税務署などからの申告見直しの要請を受けて、従業員本人に扶養親族の前年以前の所得を確認してもらい、扶養親族の要件を満たさない場合には、定額減税や扶養控除・配偶者控除がないものとして計算した金額との差額を事業者が会社に追加で納付をしなくてはなりません。

この追加納付額は、事業者ではなく、従業員本人が負担すべきものですので、事業者は、追加納付した金額を従業員本人から徴収をする必要があります。

(本来は、追加納付についての不納付加算税が、事業者に対して課されることになりますが、「やむを得ない事情がある」ものとして不納付加算税は課されません)

2024年度については、定額減税があるため、いつもの年よりも所得税で30,000円だけ、追加納付する金額が多くなります。

ほとんどの人は、年末調整の還付額に興味はあるものの、既に6月以降の給与から定額減税がされていれば、いつもの年とそれほど還付額は変わらないはず。

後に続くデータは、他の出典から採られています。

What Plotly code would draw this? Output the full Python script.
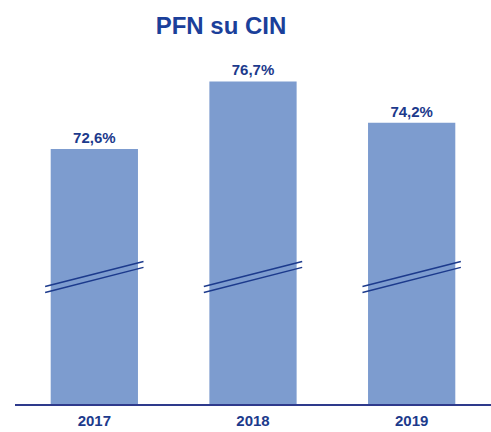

当然、そんな定額減税された金額など、既に使ってしまっていることも多いでしょう。

そこから、「扶養親族の計算が違っていたので、定額減税分を返金せよ」と言われるのはかなり痛いのではないでしょうか。

扶養親族本人が定額減税を受けられる

ですが、納税者本人の扶養親族として、定額減税額に上乗せされていたものが、扶養親族でないとして、その上乗せが認められず、納税者本人が追加納付を求められる一方で、今度は、その扶養親族が本人として定額減税を受けることができるはずです。

一般的に、これらの扶養親族の見直しが求められるのは、早くても翌年の半ば、場合によっては、数年前の見直しを求められることもあります。

そうなると、その扶養親族が自分で、確定申告をやり直し、定額減税を受ける(控除しきれない金額は自治体から調整金をもらう)という作業が必要になるのではないかと。

結果的に、世帯主である納税本人から追加納付は求められても、扶養親族が新たに定額減税を受けて同じ金額の給付を受けることができるとなれば、世帯全体では”行って来い”。新たな金銭の負担はありません。

しかし、一旦は、納税者本人に負担は生じますし、ぶっちゃけ、会社は、無駄な作業を強いられて大迷惑です。

定額減税の有無に関わりなく、扶養親族、配偶者の所得の把握は丁寧にお願いいたします。

ああ、やっぱり、こんな働き控えを誘発する扶養控除の所得要件は、早く引き上げてほしいものですね。